* [Given instruction] Images are not part of the copy; transcribe all the data exactly.

* * * *

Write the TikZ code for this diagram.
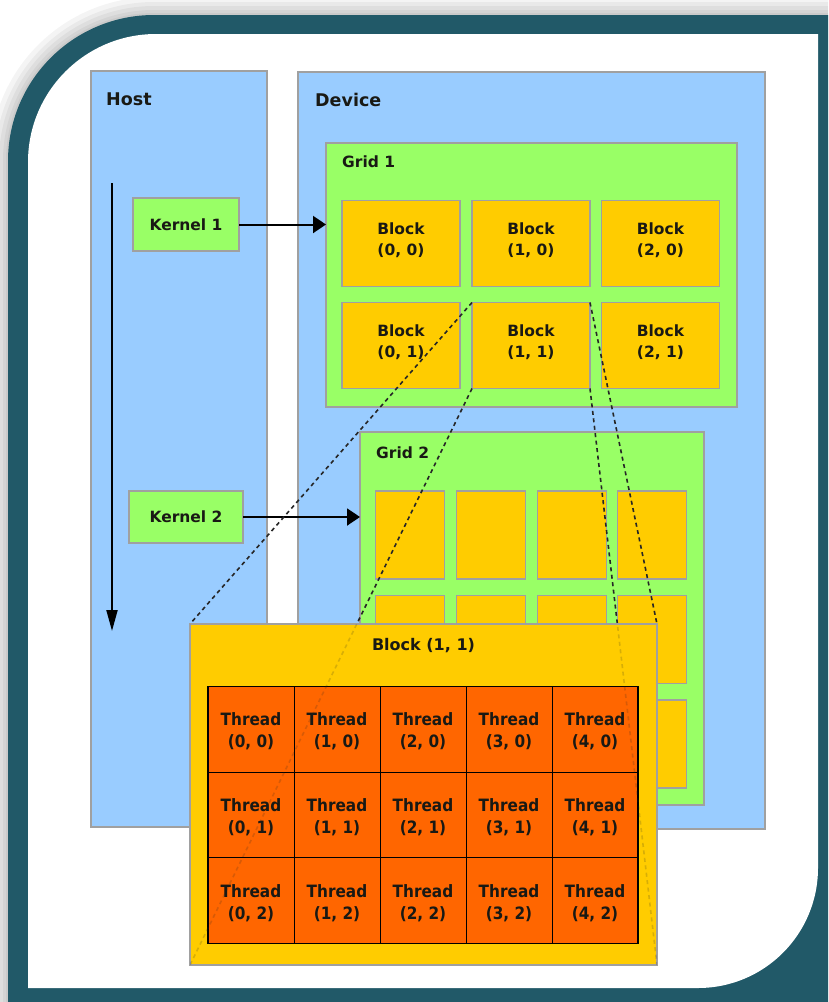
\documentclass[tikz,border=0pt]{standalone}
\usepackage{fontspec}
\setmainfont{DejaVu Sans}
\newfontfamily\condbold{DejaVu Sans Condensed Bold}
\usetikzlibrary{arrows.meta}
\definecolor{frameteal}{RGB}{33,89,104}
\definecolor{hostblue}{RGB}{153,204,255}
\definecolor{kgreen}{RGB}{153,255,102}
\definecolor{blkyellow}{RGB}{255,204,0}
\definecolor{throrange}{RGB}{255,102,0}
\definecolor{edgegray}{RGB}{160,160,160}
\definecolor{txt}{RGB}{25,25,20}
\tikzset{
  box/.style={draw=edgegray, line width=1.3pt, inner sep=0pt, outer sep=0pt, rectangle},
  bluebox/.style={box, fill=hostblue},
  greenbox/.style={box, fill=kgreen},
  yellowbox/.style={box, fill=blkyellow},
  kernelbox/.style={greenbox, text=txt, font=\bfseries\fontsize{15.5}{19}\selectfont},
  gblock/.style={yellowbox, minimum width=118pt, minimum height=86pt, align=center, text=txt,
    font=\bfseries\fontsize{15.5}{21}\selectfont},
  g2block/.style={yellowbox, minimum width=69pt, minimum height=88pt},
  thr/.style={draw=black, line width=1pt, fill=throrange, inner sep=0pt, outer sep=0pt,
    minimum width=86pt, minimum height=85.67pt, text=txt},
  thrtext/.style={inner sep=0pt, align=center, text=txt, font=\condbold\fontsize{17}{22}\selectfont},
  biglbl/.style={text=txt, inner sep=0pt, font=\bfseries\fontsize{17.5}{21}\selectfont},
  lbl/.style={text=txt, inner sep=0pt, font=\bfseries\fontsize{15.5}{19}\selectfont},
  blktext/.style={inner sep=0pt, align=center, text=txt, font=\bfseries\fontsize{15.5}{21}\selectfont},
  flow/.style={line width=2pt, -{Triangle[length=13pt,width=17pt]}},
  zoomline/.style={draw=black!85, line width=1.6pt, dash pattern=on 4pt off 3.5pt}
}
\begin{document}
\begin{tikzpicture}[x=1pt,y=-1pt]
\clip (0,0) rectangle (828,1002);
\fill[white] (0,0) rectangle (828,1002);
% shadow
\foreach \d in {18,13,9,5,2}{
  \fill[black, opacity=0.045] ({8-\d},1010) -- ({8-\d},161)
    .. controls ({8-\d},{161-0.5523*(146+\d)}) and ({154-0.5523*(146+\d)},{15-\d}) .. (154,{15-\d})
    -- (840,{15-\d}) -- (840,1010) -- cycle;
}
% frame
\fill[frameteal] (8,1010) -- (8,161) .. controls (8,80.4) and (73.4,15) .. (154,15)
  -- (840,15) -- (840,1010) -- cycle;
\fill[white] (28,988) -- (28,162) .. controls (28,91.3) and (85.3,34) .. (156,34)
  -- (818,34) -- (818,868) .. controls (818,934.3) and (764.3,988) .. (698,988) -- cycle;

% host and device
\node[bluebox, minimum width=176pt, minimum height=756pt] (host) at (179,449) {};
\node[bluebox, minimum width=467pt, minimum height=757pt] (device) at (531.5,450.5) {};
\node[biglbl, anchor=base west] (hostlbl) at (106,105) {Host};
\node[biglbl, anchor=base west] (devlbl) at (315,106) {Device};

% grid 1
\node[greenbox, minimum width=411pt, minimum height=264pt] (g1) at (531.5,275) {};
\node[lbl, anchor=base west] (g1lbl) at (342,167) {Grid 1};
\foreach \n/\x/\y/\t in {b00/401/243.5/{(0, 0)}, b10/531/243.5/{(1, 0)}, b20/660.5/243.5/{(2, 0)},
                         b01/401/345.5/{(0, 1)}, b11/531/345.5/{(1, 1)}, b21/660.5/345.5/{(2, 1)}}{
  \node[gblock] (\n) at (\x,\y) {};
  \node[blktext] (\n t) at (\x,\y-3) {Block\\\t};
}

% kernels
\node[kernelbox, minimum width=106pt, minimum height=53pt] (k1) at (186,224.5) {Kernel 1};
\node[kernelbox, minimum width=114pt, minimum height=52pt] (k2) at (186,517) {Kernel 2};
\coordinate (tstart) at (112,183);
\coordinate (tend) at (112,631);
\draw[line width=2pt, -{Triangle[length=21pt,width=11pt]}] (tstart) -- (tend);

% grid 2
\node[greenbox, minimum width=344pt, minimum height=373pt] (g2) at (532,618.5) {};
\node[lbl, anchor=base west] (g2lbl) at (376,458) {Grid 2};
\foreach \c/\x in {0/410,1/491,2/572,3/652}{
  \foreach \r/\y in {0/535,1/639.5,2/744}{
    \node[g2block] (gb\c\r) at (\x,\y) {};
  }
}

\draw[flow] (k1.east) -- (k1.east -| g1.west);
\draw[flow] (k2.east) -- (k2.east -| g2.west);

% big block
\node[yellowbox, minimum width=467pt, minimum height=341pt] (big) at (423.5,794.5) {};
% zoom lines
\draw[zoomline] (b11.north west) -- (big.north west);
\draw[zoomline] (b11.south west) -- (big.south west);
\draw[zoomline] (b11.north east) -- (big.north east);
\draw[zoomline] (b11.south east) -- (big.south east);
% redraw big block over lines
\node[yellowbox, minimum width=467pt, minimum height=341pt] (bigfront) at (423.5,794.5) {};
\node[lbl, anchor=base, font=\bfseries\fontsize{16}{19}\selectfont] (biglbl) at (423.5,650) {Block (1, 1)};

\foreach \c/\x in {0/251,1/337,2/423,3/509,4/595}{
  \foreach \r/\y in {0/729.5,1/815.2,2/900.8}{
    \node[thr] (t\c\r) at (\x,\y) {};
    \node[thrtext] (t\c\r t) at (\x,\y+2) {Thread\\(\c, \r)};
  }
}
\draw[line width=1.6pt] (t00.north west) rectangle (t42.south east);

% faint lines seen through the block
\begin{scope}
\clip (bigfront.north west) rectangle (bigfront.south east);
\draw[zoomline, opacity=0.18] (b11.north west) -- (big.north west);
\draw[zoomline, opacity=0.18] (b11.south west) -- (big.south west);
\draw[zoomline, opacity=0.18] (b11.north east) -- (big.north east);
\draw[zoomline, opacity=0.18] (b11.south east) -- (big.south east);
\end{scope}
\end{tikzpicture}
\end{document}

* * * *

* [Reply]
Write the TikZ code for this diagram.
\documentclass[tikz,border=0pt]{standalone}
\usepackage{fontspec}
\setmainfont{DejaVu Sans}
\newfontfamily\condbold{DejaVu Sans Condensed Bold}
\usetikzlibrary{arrows.meta}
\definecolor{frameteal}{RGB}{33,89,104}
\definecolor{hostblue}{RGB}{153,204,255}
\definecolor{kgreen}{RGB}{153,255,102}
\definecolor{blkyellow}{RGB}{255,204,0}
\definecolor{throrange}{RGB}{255,102,0}
\definecolor{edgegray}{RGB}{160,160,160}
\definecolor{txt}{RGB}{25,25,20}
\tikzset{
  box/.style={draw=edgegray, line width=1.3pt, inner sep=0pt, outer sep=0pt, rectangle},
  bluebox/.style={box, fill=hostblue},
  greenbox/.style={box, fill=kgreen},
  yellowbox/.style={box, fill=blkyellow},
  kernelbox/.style={greenbox, text=txt, font=\bfseries\fontsize{15.5}{19}\selectfont},
  gblock/.style={yellowbox, minimum width=118pt, minimum height=86pt, align=center, text=txt,
    font=\bfseries\fontsize{15.5}{21}\selectfont},
  g2block/.style={yellowbox, minimum width=69pt, minimum height=88pt},
  thr/.style={draw=black, line width=1pt, fill=throrange, inner sep=0pt, outer sep=0pt,
    minimum width=86pt, minimum height=85.67pt, text=txt},
  thrtext/.style={inner sep=0pt, align=center, text=txt, font=\condbold\fontsize{17}{22}\selectfont},
  biglbl/.style={text=txt, inner sep=0pt, font=\bfseries\fontsize{17.5}{21}\selectfont},
  lbl/.style={text=txt, inner sep=0pt, font=\bfseries\fontsize{15.5}{19}\selectfont},
  blktext/.style={inner sep=0pt, align=center, text=txt, font=\bfseries\fontsize{15.5}{21}\selectfont},
  flow/.style={line width=2pt, -{Triangle[length=13pt,width=17pt]}},
  zoomline/.style={draw=black!85, line width=1.6pt, dash pattern=on 4pt off 3.5pt}
}
\begin{document}
\begin{tikzpicture}[x=1pt,y=-1pt]
\clip (0,0) rectangle (828,1002);
\fill[white] (0,0) rectangle (828,1002);
% shadow
\foreach \d in {18,13,9,5,2}{
  \fill[black, opacity=0.045] ({8-\d},1010) -- ({8-\d},161)
    .. controls ({8-\d},{161-0.5523*(146+\d)}) and ({154-0.5523*(146+\d)},{15-\d}) .. (154,{15-\d})
    -- (840,{15-\d}) -- (840,1010) -- cycle;
}
% frame
\fill[frameteal] (8,1010) -- (8,161) .. controls (8,80.4) and (73.4,15) .. (154,15)
  -- (840,15) -- (840,1010) -- cycle;
\fill[white] (28,988) -- (28,162) .. controls (28,91.3) and (85.3,34) .. (156,34)
  -- (818,34) -- (818,868) .. controls (818,934.3) and (764.3,988) .. (698,988) -- cycle;

% host and device
\node[bluebox, minimum width=176pt, minimum height=756pt] (host) at (179,449) {};
\node[bluebox, minimum width=467pt, minimum height=757pt] (device) at (531.5,450.5) {};
\node[biglbl, anchor=base west] (hostlbl) at (106,105) {Host};
\node[biglbl, anchor=base west] (devlbl) at (315,106) {Device};

% grid 1
\node[greenbox, minimum width=411pt, minimum height=264pt] (g1) at (531.5,275) {};
\node[lbl, anchor=base west] (g1lbl) at (342,167) {Grid 1};
\foreach \n/\x/\y/\t in {b00/401/243.5/{(0, 0)}, b10/531/243.5/{(1, 0)}, b20/660.5/243.5/{(2, 0)},
                         b01/401/345.5/{(0, 1)}, b11/531/345.5/{(1, 1)}, b21/660.5/345.5/{(2, 1)}}{
  \node[gblock] (\n) at (\x,\y) {};
  \node[blktext] (\n t) at (\x,\y-3) {Block\\\t};
}

% kernels
\node[kernelbox, minimum width=106pt, minimum height=53pt] (k1) at (186,224.5) {Kernel 1};
\node[kernelbox, minimum width=114pt, minimum height=52pt] (k2) at (186,517) {Kernel 2};
\coordinate (tstart) at (112,183);
\coordinate (tend) at (112,631);
\draw[line width=2pt, -{Triangle[length=21pt,width=11pt]}] (tstart) -- (tend);

% grid 2
\node[greenbox, minimum width=344pt, minimum height=373pt] (g2) at (532,618.5) {};
\node[lbl, anchor=base west] (g2lbl) at (376,458) {Grid 2};
\foreach \c/\x in {0/410,1/491,2/572,3/652}{
  \foreach \r/\y in {0/535,1/639.5,2/744}{
    \node[g2block] (gb\c\r) at (\x,\y) {};
  }
}

\draw[flow] (k1.east) -- (k1.east -| g1.west);
\draw[flow] (k2.east) -- (k2.east -| g2.west);

% big block
\node[yellowbox, minimum width=467pt, minimum height=341pt] (big) at (423.5,794.5) {};
% zoom lines
\draw[zoomline] (b11.north west) -- (big.north west);
\draw[zoomline] (b11.south west) -- (big.south west);
\draw[zoomline] (b11.north east) -- (big.north east);
\draw[zoomline] (b11.south east) -- (big.south east);
% redraw big block over lines
\node[yellowbox, minimum width=467pt, minimum height=341pt] (bigfront) at (423.5,794.5) {};
\node[lbl, anchor=base, font=\bfseries\fontsize{16}{19}\selectfont] (biglbl) at (423.5,650) {Block (1, 1)};

\foreach \c/\x in {0/251,1/337,2/423,3/509,4/595}{
  \foreach \r/\y in {0/729.5,1/815.2,2/900.8}{
    \node[thr] (t\c\r) at (\x,\y) {};
    \node[thrtext] (t\c\r t) at (\x,\y+2) {Thread\\(\c, \r)};
  }
}
\draw[line width=1.6pt] (t00.north west) rectangle (t42.south east);

% faint lines seen through the block
\begin{scope}
\clip (bigfront.north west) rectangle (bigfront.south east);
\draw[zoomline, opacity=0.18] (b11.north west) -- (big.north west);
\draw[zoomline, opacity=0.18] (b11.south west) -- (big.south west);
\draw[zoomline, opacity=0.18] (b11.north east) -- (big.north east);
\draw[zoomline, opacity=0.18] (b11.south east) -- (big.south east);
\end{scope}
\end{tikzpicture}
\end{document}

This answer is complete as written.